I caught her freshly returned from India and she is excited: “We did Process Mapping there and it was amazing!” What I love about it is that Net-Map turned into Process Mapping because this was needed to understand really pressing questions and not just because it is fun to play around with methods.
So, while Regina has promised to write more extensively about it, here the basic steps of what she did to understand the program implementation of a rural employment guarantee scheme in India:
She asked the interview partners, to tell her the story, while she wrote down actors and drew the network links between them accordingly. Each new actor was written on actor cards as he or she came up in the story and as the actors were linked, the interviewer would indicate next to the link, what the flow was and when (e.g. the date when someone told someone else about an idea, gave an order to them or received funding to do something). All this ended with the question of how influential the actors were in the process and putting them on influence towers.
Regina said that doing this was really helpful to understand the details of the administrative process, discuss sticking points, bottlenecks and alternatives and be sure to avoid misunderstandings and generalized statements that mean nothing. So instead of saying “the community requests this from the administration” you find out who exactly went to whom to ask for what. From my own experience I know it is easy to sit in an administrators office and be flooded with “development speak” that sounds great and tells you nothing about what actually happens. So there it pays that drawing it is kind of pedantic and to the point.
The other thing that is great about following the process with your mapping is that you are not pressing your structure on the interviewee but follow the natural flow of how someone would tell you a story.
How they - by mistake - gathered data about “Who takes how much bribe in the process?” is a different story that Regina will tell us in another post next week.
You want to learn how to use Net-Map in your own specific context, get a first idea of the social network measures we use to understand our data, be guided through the process of data entry and ask me all your remaining questions?
Why not participate in our IFPRI seminar:
Net-Map Tool-Pool Training for Research and Impact Management
on the 14th May in Washington DC?
The seminar has two parts:
Part 1: An Introduction to Net-Map (12:30 PM to 2:00 PM)
Part 2: Practical Training on Net-Map (2:30 PM to 4:30 PM) (GMT-05:00) Eastern Time (US & Canada)
This seminar is aimed both at researchers and practitioners who want to use influence network visualisation in their work. It does not require previous knowledge in Social Network Analysis.
Go here (236 K) to find out more, and contact me at ifpri-netmap@cgiar.org if you want to either participate in person or via the internet.
Talking with Nancy White and reading her last posts about community management triggered a whole network of thoughts around why the idea of a network organisation and network structures appeal to some people (and some organizations) while they make others shudder.

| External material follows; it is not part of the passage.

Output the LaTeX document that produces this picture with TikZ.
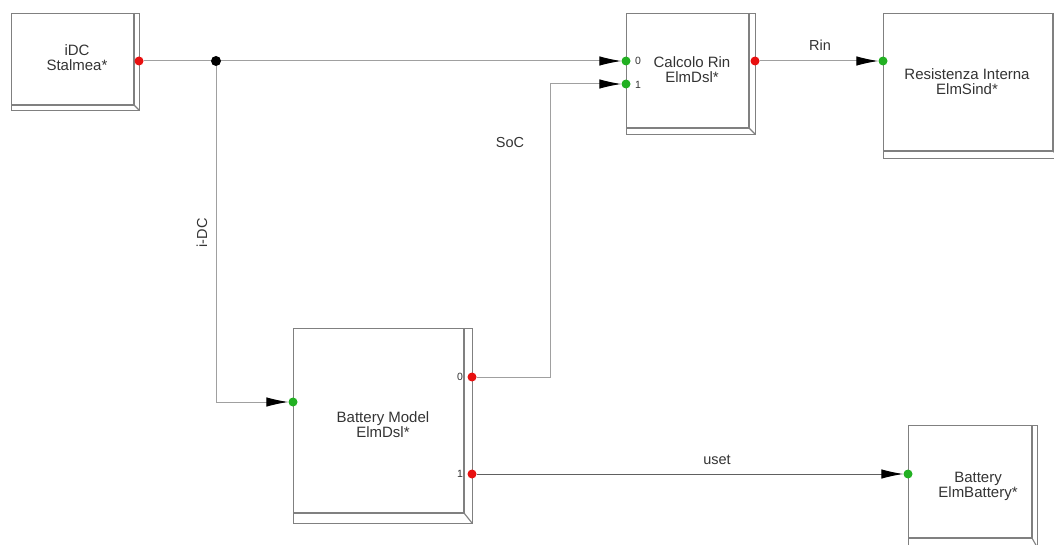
\documentclass[tikz,border=0pt]{standalone}
\usepackage{fontspec}
\setmainfont{Liberation Sans}
\usetikzlibrary{arrows.meta,backgrounds}
\definecolor{boxc}{HTML}{808080}
\definecolor{connc}{HTML}{A0A0A0}
\definecolor{darkc}{HTML}{606060}
\definecolor{txtc}{HTML}{333333}
\definecolor{redp}{HTML}{E81010}
\definecolor{grnp}{HTML}{22B022}
\tikzset{
  boxline/.style={draw=boxc, line width=1.1pt},
  blocktext/.style={text=txtc, align=center, font=\fontsize{15}{15}\selectfont, inner sep=0pt},
  portlabel/.style={text=txtc, font=\fontsize{10.5}{11}\selectfont, inner sep=0pt},
  wirelabel/.style={text=txtc, font=\fontsize{14.5}{15}\selectfont, inner sep=0pt},
  port/.style={circle, inner sep=0pt, minimum size=9pt},
  conn/.style={draw=connc, line width=1pt},
  darkconn/.style={draw=darkc, line width=1pt},
  arr/.style={-{Latex[length=22pt,width=9.5pt,color=black]}},
}
% name, left, top, inner right, inner bottom, outer right, outer bottom
\newcommand\threedbox[7]{%
  \node[boxline, rectangle, inner sep=0pt, anchor=north west,
        minimum width={(#6-#2)*1pt}, minimum height={(#7-#3)*1pt}] (#1) at (#2,#3) {};
  \draw[boxline] (#4,#3) -- (#4,#5) -- (#2,#5);
  \draw[boxline] (#4,#5) -- (#6,#7);
}
\begin{document}
\begin{tikzpicture}[x=1pt,y=-1pt]
\useasboundingbox (0,0) rectangle (1054,545);
\clip (0,0) rectangle (1054,545);

% blocks
\threedbox{idc}{11}{13}{134}{105}{139}{110}
\threedbox{calc}{626}{13}{749}{128}{755}{134}
\threedbox{res}{883}{13}{1053}{151}{1059}{158}
\threedbox{bm}{293}{328}{464}{513}{472}{523}
\threedbox{bat}{908}{425}{1032}{538}{1037}{547}

\node[blocktext] (idct) at (77,58) {iDC\\Stalmea*};
\node[blocktext] (calct) at (692,70) {Calcolo Rin\\ElmDsl*};
\node[blocktext] (rest) at (967,82) {Resistenza Interna\\ElmSind*};
\node[blocktext] (bmt) at (383,425) {Battery Model\\ElmDsl*};
\node[blocktext] (batt) at (978,486) {Battery\\ElmBattery*};

% ports
\node[port, fill=redp] (idco) at (139,61) {};
\node[port, fill=black, minimum size=10pt] (jn) at (216,61) {};
\node[port, fill=grnp] (calci0) at (626,61) {};
\node[port, fill=grnp] (calci1) at (626,84) {};
\node[port, fill=redp] (calco) at (755,61) {};
\node[port, fill=grnp] (resi) at (883,61) {};
\node[port, fill=grnp] (bmi) at (293,402) {};
\node[port, fill=redp] (bmo0) at (472,377) {};
\node[port, fill=redp] (bmo1) at (472,474) {};
\node[port, fill=grnp] (bati) at (908,474) {};

\node[portlabel] (l0a) at (638,61) {0};
\node[portlabel] (l1a) at (638,85) {1};
\node[portlabel] (l0b) at (460,377) {0};
\node[portlabel] (l1b) at (460,474) {1};

\coordinate (socbend) at (550,377);

% connectors
\begin{scope}[on background layer]
\draw[conn, arr] (idco) -- (calci0);
\draw[conn, arr] (jn) |- (bmi);
\draw[conn, arr] (bmo0) -- (socbend) |- (calci1);
\draw[conn, arr] (calco) -- (resi);
\draw[darkconn, arr] (bmo1) -- (bati);
\end{scope}

% wire labels
\node[wirelabel] (rin) at (820,45) {Rin};
\node[wirelabel] (uset) at (717,460) {uset};
\node[wirelabel] (soc) at (510,143) {SoC};
\node[wirelabel, rotate=90] (idcl) at (202,233) {i-DC};
\end{tikzpicture}
\end{document}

And I think this has a lot to do with the balance between control and trust. Network memberships can be temporary, the strength of links between nodes often depends on their own willingness and motivation to maintain them, linking unlikely parts of a network can lead to explosions of creativity and innovation (but also to uncontrolled flows of gossip), multiple connections in a densely knit network reduce the control that individual actors have (reducing their betweenness centrality), informal networks can outweigh the formal ones… etc. Scary stuff.
People who look at the world through a frame of mind that puts control in the center, will realize that a vibrant network is out of control. If you believe that people only do things because of fear of punishment or fear of being found out, again, in a complex network structure (such as “the real world”) it is even difficult to track down cause and effect.

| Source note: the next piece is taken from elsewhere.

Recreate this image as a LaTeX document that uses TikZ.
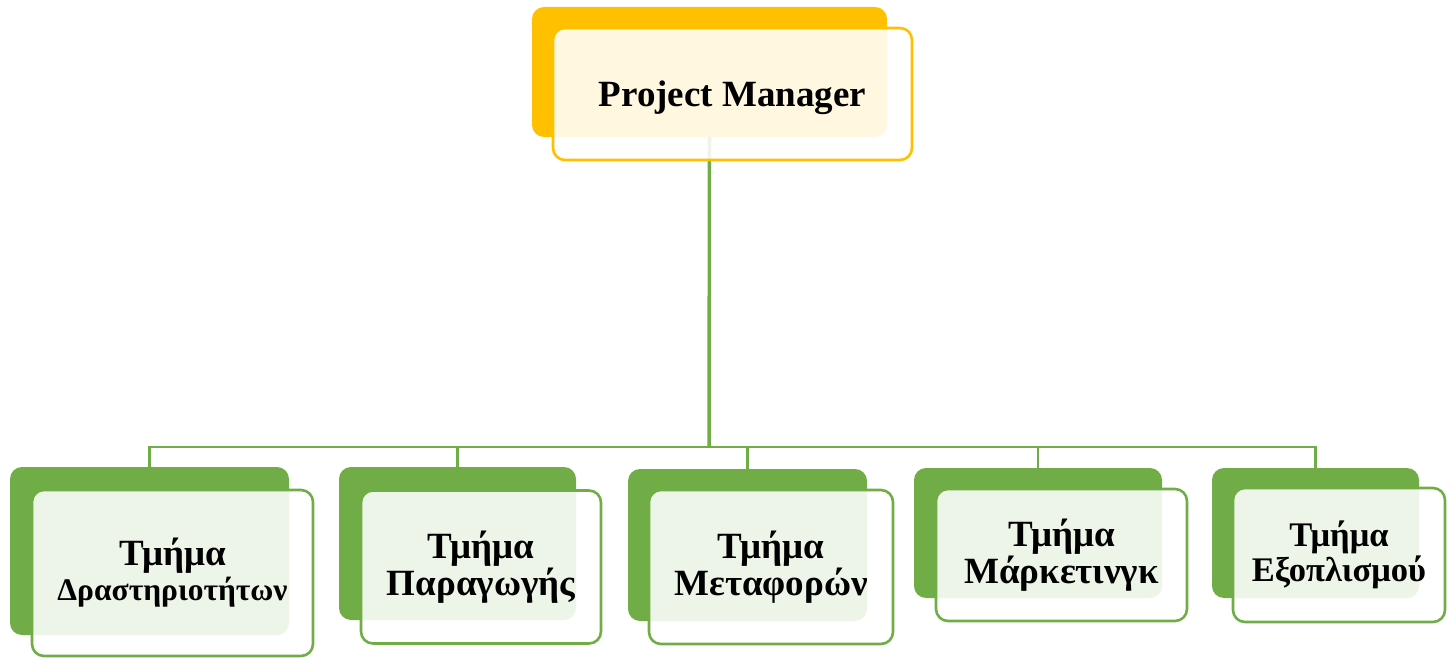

But what happens if you use a different tint of sunglasses and look at your network as if you trusted that people have motivations that go beyond the fear of direct punishment? All of a sudden you can see the great opportunities that arise from pairing the unusual, from the speedy informal exchanges and those links that are maintained and backed by intrinsic motivation of the actors involved. And instead of the fear of loosing control and ending up in chaos you might start thinking in metaphors of growth (as in the way plants grow), add your contribution to the network and see what happens.
And all this reminds me of something I observed in Ghana, where my friends had a very long term perspective on the give and take in their social networks: One friend came out of a poor household and the other boy often shared his lunch with him when they were kids - which was in the hunger years of the 80ies and thus more than just a friendly gesture. Now 20 years later the poorer friend has a good and stable job while the other one floats in and out of employment and hits one hard rock after the other. So his old friend gives him money to open a little store - not because he thinks this is an economically sound investment but because what goes around comes around… one day. You don’t count the amount you give or how long it takes that something comes back to you but just invest into the network whenever you have something to give and hope that it will take care of you the same way.

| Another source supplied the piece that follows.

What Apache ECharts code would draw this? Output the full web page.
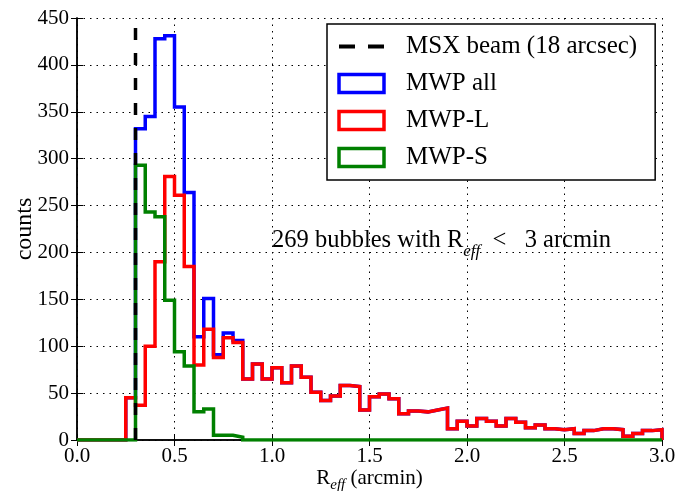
<!DOCTYPE html>
<html>
<head>
<meta charset="utf-8">
<script src="https://cdn.jsdelivr.net/npm/echarts@6/dist/echarts.min.js"></script>
<style>
  html, body { margin: 0; padding: 0; background: #fff; }
  #chart { width: 694px; height: 491px; }
</style>
</head>
<body>
<div id="chart"></div>
<script>
// left edges of the 0.05 arcmin bins
const binEdges = [
  0.00, 0.05, 0.10, 0.15, 0.20, 0.25, 0.30, 0.35, 0.40, 0.45,
  0.50, 0.55, 0.60, 0.65, 0.70, 0.75, 0.80, 0.85, 0.90, 0.95,
  1.00, 1.05, 1.10, 1.15, 1.20, 1.25, 1.30, 1.35, 1.40, 1.45,
  1.50, 1.55, 1.60, 1.65, 1.70, 1.75, 1.80, 1.85, 1.90, 1.95,
  2.00, 2.05, 2.10, 2.15, 2.20, 2.25, 2.30, 2.35, 2.40, 2.45,
  2.50, 2.55, 2.60, 2.65, 2.70, 2.75, 2.80, 2.85, 2.90, 2.95
]
const lastEdge = 3.0

const mwpAll = [
  0, 0, 0, 0, 0, 45, 332, 345, 428, 431,
  355, 264, 110, 151, 91, 114, 106, 65, 81, 65,
  77, 61, 79, 67, 51, 42, 47, 58, 57, 32,
  46, 49, 44, 28, 31, 30, 32, 34, 12, 20,
  15, 23, 20, 15, 23, 19, 13, 16, 12, 11,
  12, 7, 10, 12, 12, 11, 4, 7, 10, 11
]
const mwpL = [
  0, 0, 0, 0, 0, 45, 37, 100, 190, 281,
  261, 185, 80, 118, 88, 109, 104, 65, 81, 65,
  77, 61, 79, 67, 51, 42, 47, 58, 57, 32,
  46, 49, 44, 28, 31, 30, 32, 34, 12, 20,
  15, 23, 20, 15, 23, 19, 13, 16, 12, 11,
  12, 7, 10, 12, 12, 11, 4, 7, 10, 11
]
const mwpS = [
  0, 0, 0, 0, 0, 0, 293, 243, 238, 149,
  94, 79, 30, 33, 5, 5, 3, 0, 0, 0,
  0, 0, 0, 0, 0, 0, 0, 0, 0, 0,
  0, 0, 0, 0, 0, 0, 0, 0, 0, 0,
  0, 0, 0, 0, 0, 0, 0, 0, 0, 0,
  0, 0, 0, 0, 0, 0, 0, 0, 0, 0
]
const msxBeam = 0.3
const yMax = 450

const FONT = '"Liberation Serif", "DejaVu Serif", serif'
const NOFILL = 'rgba(0,0,0,0)'

function histData(counts) {
  const pts = binEdges.map((x, i) => [x, counts[i]])
  pts.push([lastEdge, counts[counts.length - 1]])
  pts.push([lastEdge, 0])
  return pts
}

function histSeries(name, counts, color) {
  return {
    name: name,
    type: 'line',
    step: 'end',
    symbol: 'none',
    data: histData(counts),
    lineStyle: { color: color, width: 3.5, join: 'miter', cap: 'butt' },
    itemStyle: { color: color },
    silent: true
  }
}

function legendBox(name, color) {
  return {
    name: name,
    icon: 'rect',
    itemStyle: { color: NOFILL, borderColor: color, borderWidth: 3.5 }
  }
}

const chart = echarts.init(document.getElementById('chart'), null, { renderer: 'canvas' })

const option = {
  animation: false,
  backgroundColor: '#fff',
  grid: { left: 77, right: 32, top: 18, bottom: 51, outerBoundsMode: 'none', containLabel: false },
  xAxis: [
    {
      type: 'value',
      min: 0,
      max: 3,
      interval: 0.5,
      name: '{r|R}{s|eff}{r| (arcmin)}',
      nameLocation: 'middle',
      nameGap: 26,
      nameMoveOverlap: false,
      nameTextStyle: {
        rich: {
          r: { fontFamily: FONT, fontSize: 21, color: '#000', lineHeight: 24 },
          s: { fontFamily: FONT, fontSize: 15, fontStyle: 'italic', color: '#000', verticalAlign: 'bottom', lineHeight: 24, padding: [0, 0, -3, 0] }
        }
      },
      axisLine: { show: true, lineStyle: { color: '#000', width: 1.5 } },
      axisTick: { show: true, inside: true, length: 6, lineStyle: { color: '#000', width: 1 } },
      axisLabel: {
        fontFamily: FONT, fontSize: 21, color: '#000', margin: 6,
        formatter: v => v.toFixed(1)
      },
      splitLine: { show: true, lineStyle: { color: '#000', width: 1, type: [1.5, 5] } }
    },
    {
      type: 'value',
      position: 'top',
      min: 0,
      max: 3,
      interval: 0.5,
      axisLine: { show: true, lineStyle: { color: '#000', width: 1.5 } },
      axisTick: { show: true, inside: true, length: 6, lineStyle: { color: '#000', width: 1 } },
      axisLabel: { show: false },
      splitLine: { show: false }
    }
  ],
  yAxis: [
    {
      type: 'value',
      min: 0,
      max: yMax,
      interval: 50,
      name: 'counts',
      nameLocation: 'middle',
      nameGap: 40,
      nameMoveOverlap: false,
      nameTextStyle: { fontFamily: FONT, fontSize: 24, color: '#000' },
      axisLine: { show: true, lineStyle: { color: '#000', width: 1.5 } },
      axisTick: { show: true, inside: true, length: 6, lineStyle: { color: '#000', width: 1 } },
      axisLabel: { fontFamily: FONT, fontSize: 21, color: '#000', margin: 8 },
      splitLine: { show: true, lineStyle: { color: '#000', width: 1, type: [1.5, 5] } }
    },
    {
      type: 'value',
      position: 'right',
      min: 0,
      max: yMax,
      interval: 50,
      axisLine: { show: true, lineStyle: { color: '#000', width: 1.5 } },
      axisTick: { show: true, inside: true, length: 6, lineStyle: { color: '#000', width: 1 } },
      axisLabel: { show: false },
      splitLine: { show: false }
    }
  ],
  legend: {
    orient: 'vertical',
    left: 327,
    top: 24,
    padding: [10, 18, 10, 10],
    itemGap: 12,
    itemWidth: 45,
    itemHeight: 18,
    selectedMode: false,
    backgroundColor: '#fff',
    borderColor: '#000',
    borderWidth: 1.5,
    borderRadius: 0,
    textStyle: { fontFamily: FONT, fontSize: 25, color: '#000', lineHeight: 25, padding: [0, 0, 0, 17] },
    data: [
      {
        name: 'MSX beam (18 arcsec)',
        lineStyle: { width: 4, type: [16, 13] },
        itemStyle: { color: NOFILL, borderColor: NOFILL, borderWidth: 0, opacity: 0 }
      },
      legendBox('MWP all', '#0000ff'),
      legendBox('MWP-L', '#ff0000'),
      legendBox('MWP-S', '#008000')
    ]
  },
  graphic: [
    {
      type: 'text',
      left: 272,
      top: 228,
      style: {
        text: '{a|269 bubbles with R}{s|eff}{a|  <   3 arcmin}',
        rich: {
          a: { fontFamily: FONT, fontSize: 24.5, fill: '#000', lineHeight: 28 },
          s: { fontFamily: FONT, fontSize: 17, fontStyle: 'italic', fill: '#000', verticalAlign: 'bottom', lineHeight: 28, padding: [0, 0, -6, 0] }
        }
      }
    }
  ],
  series: [
    histSeries('MWP all', mwpAll, '#0000ff'),
    histSeries('MWP-L', mwpL, '#ff0000'),
    histSeries('MWP-S', mwpS, '#008000'),
    {
      name: 'MSX beam (18 arcsec)',
      type: 'line',
      symbol: 'none',
      silent: true,
      data: [[msxBeam, 0], [msxBeam, yMax]],
      lineStyle: { color: '#000', width: 3.5, type: [12, 13], cap: 'butt' },
      itemStyle: { color: '#000' }
    }
  ]
}

chart.setOption(option)
</script>
</body>
</html>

While this sounds like a romantic story with a slight “noble savage” tint to it, I am sorry to inform you though, that my friend has transformed the shop into his bedroom - so while he is not earning any money with it, he at least has a place to sleep…
Now, what I am really interested in is what happens if you take a middle ground between trust and control, which deserves a lot of self discipline (as it is so much easier to see everything either black or white). I don’t know but I will think about it some more…
I’m happy that Prakash Kashwan takes up this question and adds his own experience, as you can see below, because the question is still out there and I have not found an answer that really satisfies me. I like his notion of community members actually simplifying matters for the researcher, who is a rather ignorant non-expert when it comes to matters of the community. I’m curious to hear more from Jennifer Hauck, who is just returning from the field (rural northern Ghana) where she used Net-Map in a second step (after the data collection) as a tool to facilitate group formation of local fishermen. And I feel the urge to go back to doing Net-Maps on the community level to figure out more about what they can do there…
Prakash Kashwan writes:
This is indeed an interesting puzzle. Influence mapping has a lot in common with Venn Diagram technique used in PRA techniques, where it is used side by side with mapping exercises. We know mapping is always a big hit with the communities - it really gets them going. Wood even used maps to discuss the impact of civil war on communities in El Salvador. Maps that her communities drew are available here <http://www.cambridge.org/us/features/wood/default.htm>. Coming back to the difference between mapping in general and influence mapping may really have to do with how community members process information and knowledge. These differences may go much beyond whether they relate to paper maps or not. After all, PRA maps are also drawn on paper sheets most of the times. I could quickly find at least one paper <www.blackwell-synergy.com/doi/pdf/10.1111/1468-2451.00393> discusses how mapping was more helpful in developing farmer’s meta cognitive skills compared to Venn diagrams.
This reminds me that many a time, we researcher need to render concrete the information/knowledge that community members may have held only in abstract. This is rather counter-intuitive but there have been many situations where I have felt that I was forcing my respondents to simplify their thinking (for my consumption) in a flash. This may not be easy at all, and I suspect parts of influence mapping may also be affected by similar issues. Many a time, community members are often part of very complex networks. In any case, this is worth putting in some serious thinking and very important for all of us who interact with rural/indigenous communities in a variety of situations.